As someone who has spent a lot of time working in consumer goods and retail, I like to pretend I’m immune to those industries’ tricks. What actually happens is that I consciously analyze their tricks, then fall for some of them anyway. As I made an impulse counter purchase the other day I got to wondering just how resilient I really am. I decided to track my habits across a few common retail habits. The results:
Impulse purchases: There’s an oft-cited truth that people buy a lot more when they don’t make a shopping list (and stick to it). If you’re trying to save money, wandering the grocery store without a list is a major no-no. I’m pretty good at resisting extra groceries, but noticed I tend to throw in impulse purchases at places like Walgreens. Somehow I always walk in there needing 1 thing and walk out with 5 more things I had “forgotten I needed.” Don’t even get me started on the rare trip to Target. I chalk this behavior up to the ridiculous assortment of SKUs at these stores since it really has to do with the merchandise they offer and not the way they offer that merchandise.
Counter impulse purchases: You know all those candy bars up by the register? They aren’t there because people tend to forget about the candy bars they needed and stores want to make sure they have easy access. The candy is up there because it’s usually at a relatively affordable price point and shoppers are likely to toss some in their baskets at the last minute. And it’s much more than candy these days: I’ve seen everything from gift cards to tweezers to jewelry. I love surveying the random stuff by registers but don’t often buy it. In the last couple weeks, however, I bought chapstick and avocados right as I was about to check out. I’d argue those weren’t excessive purchases but still, hadn’t planned on getting them that particular day!
Promotional pricing: Buy one get one free. Buy 4 for the price of 5. 5% off the usual price. I know how these tactics work. In fact, I’ve literally modeled out how they financially impact a manufacturer. I still fall for a lot of them, because sometimes it IS a good deal. One of the trickiest parts of promotional pricing is when you buy more than you need- suddenly you have two 40 oz jars of jelly because the price was lower than usual. So I try to limit myself to only buying things on promo if I can absolutely justify it. Two jars of peanut butter instead of one, for example, because I know I’ll definitely eat it. But not 5 boxes of cereal at once, and definitely not multiple units of something I barely use. There’s a term called “pantry loading”- essentially, buying so much at once that you don’t have to replenish that item for a while. It gives manufacturers a quick boost since it pushes up units sold within a specific reporting period. The risk though is that customers will then have no true need to buy for a while.

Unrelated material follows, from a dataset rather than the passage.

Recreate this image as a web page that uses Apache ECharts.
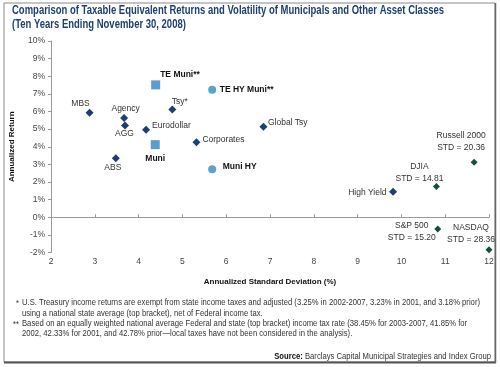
<!DOCTYPE html>
<html><head><meta charset="utf-8">
<script src="https://cdn.jsdelivr.net/npm/echarts@6/dist/echarts.min.js"></script>
<style>html,body{margin:0;padding:0;background:#fff}#c{width:500px;height:367px}</style>
</head><body><div id="c"></div>
<script>
// ---- data ----
const bondNames = ['MBS','Agency','AGG','Eurodollar','Tsy*','Corporates','ABS','Global Tsy','High Yield'];
const bondStd   = [2.88, 3.67, 3.69, 4.17, 4.77, 5.32, 3.48, 6.85, 9.81];
const bondRet   = [5.93, 5.63, 5.21, 4.97, 6.12, 4.25, 3.35, 5.14, 1.45];

const equityNames = ['Russell 2000\nSTD = 20.36','DJIA\nSTD = 14.81','S&P 500\nSTD = 15.20','NASDAQ\nSTD = 28.36'];
const equityStd   = [11.66, 10.80, 10.83, 12.0];
const equityRet   = [3.12, 1.75, -0.66, -1.85];

const muniNames = ['TE Muni**','Muni'];
const muniStd   = [4.39, 4.38];
const muniRet   = [7.51, 4.12];

const hyMuniNames = ['TE HY Muni**','Muni HY'];
const hyMuniStd   = [5.68, 5.68];
const hyMuniRet   = [7.23, 2.73];

const xRange = [2, 12];
const yRange = [-2, 10];

const titleLines = ['Comparison of Taxable Equivalent Returns and Volatility of Municipals and Other Asset Classes',
                    '(Ten Years Ending November 30, 2008)'];
const footMarks = ['*', '', '**', ''];
const footnotes = [
  'U.S. Treasury income returns are exempt from state income taxes and adjusted (3.25% in 2002-2007, 3.23% in 2001, and 3.18% prior)',
  'using a national state average (top bracket), net of Federal income tax.',
  'Based on an equally weighted national average Federal and state (top bracket) income tax rate (38.45% for 2003-2007, 41.85% for',
  '2002, 42.33% for 2001, and 42.78% prior\u2014local taxes have not been considered in the analysis).'
];
const sourceLabel = 'Source:';
const sourceText = 'Barclays Capital Municipal Strategies and Index Group';

// ---- label placement (style) ----
const place = {
  'MBS': ['center', -9, -9],
  'Agency': ['center', 1.5, -9],
  'AGG': ['center', -0.5, 8.5],
  'Eurodollar': ['left', 6, -4],
  'Tsy*': ['center', 7.5, -8],
  'Corporates': ['left', 6, -3],
  'ABS': ['center', -3, 9.5],
  'Global Tsy': ['left', 4.5, -4.5],
  'High Yield': ['right', -6.5, 0.5],
  'Russell 2000\nSTD = 20.36': ['center', -13, -20.5],
  'DJIA\nSTD = 14.81': ['center', -17, -14],
  'S&P 500\nSTD = 15.20': ['center', -26, 3],
  'NASDAQ\nSTD = 28.36': ['center', -18, -16],
  'TE Muni**': ['left', 4.5, -10.5],
  'Muni': ['center', 0, 14.5],
  'TE HY Muni**': ['left', 7.5, 0],
  'Muni HY': ['left', 10.5, -2]
};

const FN = '"Liberation Sans", Arial, sans-serif';
const mctx = document.createElement('canvas').getContext('2d');
function textW(t, font) { mctx.font = font; return mctx.measureText(t).width; }

function items(names, xs, ys) {
  return names.map((n, i) => {
    const p = place[n] || ['center', 0, 0];
    return {name: n, value: [xs[i], ys[i]],
      label: {align: p[0], offset: [p[1], p[2]]}};
  });
}
function series(names, xs, ys, symbol, size, color, bold) {
  return {
    type: 'scatter', xAxisIndex: 0, yAxisIndex: 0,
    symbol: symbol, symbolSize: size,
    itemStyle: {color: color, opacity: 1},
    label: {show: true, position: 'inside', formatter: '{b}', verticalAlign: 'middle',
      fontFamily: FN, fontSize: 8.5, fontWeight: bold ? 'bold' : 'normal',
      color: bold ? '#111' : '#333', lineHeight: 11.5},
    emphasis: {disabled: true},
    data: items(names, xs, ys)
  };
}

// title (condensed look via horizontal scaling)
const titleFont = 'bold 13px ' + FN;
const tScale = 432 / textW(titleLines[0], titleFont);
const titleGraphics = titleLines.map((t, i) => ({
  type: 'text', x: 12, y: [10, 24][i], scaleX: tScale,
  style: {text: t, font: titleFont, fill: '#1f3f72', verticalAlign: 'middle'}
}));

// footnotes
const fnFont = '9px ' + FN;
const fScale = (480 - 22) / textW(footnotes[0], fnFont);
const fnY = [303, 313.5, 324, 334];
const fnGraphics = [];
footnotes.forEach((t, i) => {
  fnGraphics.push({type: 'text', x: 22, y: fnY[i], scaleX: fScale,
    style: {text: t, font: fnFont, fill: '#333', verticalAlign: 'middle'}});
  if (footMarks[i]) fnGraphics.push({type: 'text', x: 21, y: fnY[i] + 1, scaleX: fScale,
    style: {text: footMarks[i] + ' ', font: fnFont, fill: '#333', verticalAlign: 'middle', align: 'right'}});
});
const srcBold = 'bold 9px ' + FN;
const wSrcTxt = textW(' ' + sourceText, fnFont) * fScale;
fnGraphics.push({type: 'text', x: 491, y: 357, scaleX: fScale,
  style: {text: ' ' + sourceText, font: fnFont, fill: '#333', verticalAlign: 'middle', align: 'right'}});
fnGraphics.push({type: 'text', x: 491 - wSrcTxt, y: 357, scaleX: fScale,
  style: {text: sourceLabel, font: srcBold, fill: '#111', verticalAlign: 'middle', align: 'right'}});

const chart = echarts.init(document.getElementById('c'), null, {renderer: 'canvas'});
chart.setOption({
  animation: false,
  backgroundColor: '#fff',
  grid: {left: 49, width: 440, top: 41, height: 211.5, containLabel: false},
  xAxis: [{
    type: 'value', min: xRange[0], max: xRange[1], interval: 1,
    axisLine: {show: true, onZero: true, lineStyle: {color: '#9a9a9a', width: 1}},
    axisTick: {show: true, inside: true, length: 3, lineStyle: {color: '#9a9a9a'}},
    axisLabel: {show: false}, splitLine: {show: false}
  }, {
    type: 'value', min: xRange[0], max: xRange[1], interval: 1, position: 'bottom',
    axisLine: {show: false, onZero: false}, axisTick: {show: false},
    axisLabel: {show: true, margin: 5, fontFamily: FN, fontSize: 8.5, color: '#444'},
    splitLine: {show: false},
    name: 'Annualized Standard Deviation (%)', nameLocation: 'middle', nameGap: 25,
    nameTextStyle: {fontFamily: FN, fontSize: 8, fontWeight: 'bold', color: '#111'}
  }],
  yAxis: {
    type: 'value', min: yRange[0], max: yRange[1], interval: 1,
    axisLine: {show: true, lineStyle: {color: '#9a9a9a'}},
    axisTick: {show: true, length: 3, lineStyle: {color: '#9a9a9a'}},
    axisLabel: {formatter: '{value}%', margin: 6, fontFamily: FN, fontSize: 8.5, color: '#444'},
    splitLine: {show: false},
    name: 'Annualized Return', nameLocation: 'middle', nameGap: 35, nameRotate: 90,
    nameTextStyle: {fontFamily: FN, fontSize: 8, fontWeight: 'bold', color: '#111'}
  },
  graphic: [
    {type: 'rect', shape: {x: 4, y: 3, width: 491, height: 359}, style: {fill: 'none', stroke: '#8a8a8a', lineWidth: 1}, z: -1},
    {type: 'line', shape: {x1: 4, y1: 362.5, x2: 496, y2: 362.5}, style: {stroke: '#555', lineWidth: 2}},
    {type: 'line', shape: {x1: 495.5, y1: 3, x2: 495.5, y2: 363}, style: {stroke: '#666', lineWidth: 1.5}},
    ...titleGraphics,
    ...fnGraphics
  ],
  series: [
    series(bondNames, bondStd, bondRet, 'diamond', 8, '#1b3f74', false),
    series(equityNames, equityStd, equityRet, 'diamond', 7, '#1a4e3c', false),
    series(muniNames, muniStd, muniRet, 'rect', 9, '#5c9dcd', true),
    series(hyMuniNames, hyMuniStd, hyMuniRet, 'circle', 8, '#5aa2cf', true)
  ]
});
</script></body></html>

Manufacturers (and retailers!) don’t technically want us to stock up too much, since they need us to come back. So the hope is that you’ll buy your 2 for 1 jars of peanut butter, but eat those jars at the same rate you usually consume a single jar. Sort of a “you have more, you consume more” mentality.
I could go on about this a lot longer, but I’ll stop here (for today). But I encourage you to keep track of your own shopping habits for a bit and see what you find. I’d love to hear about it!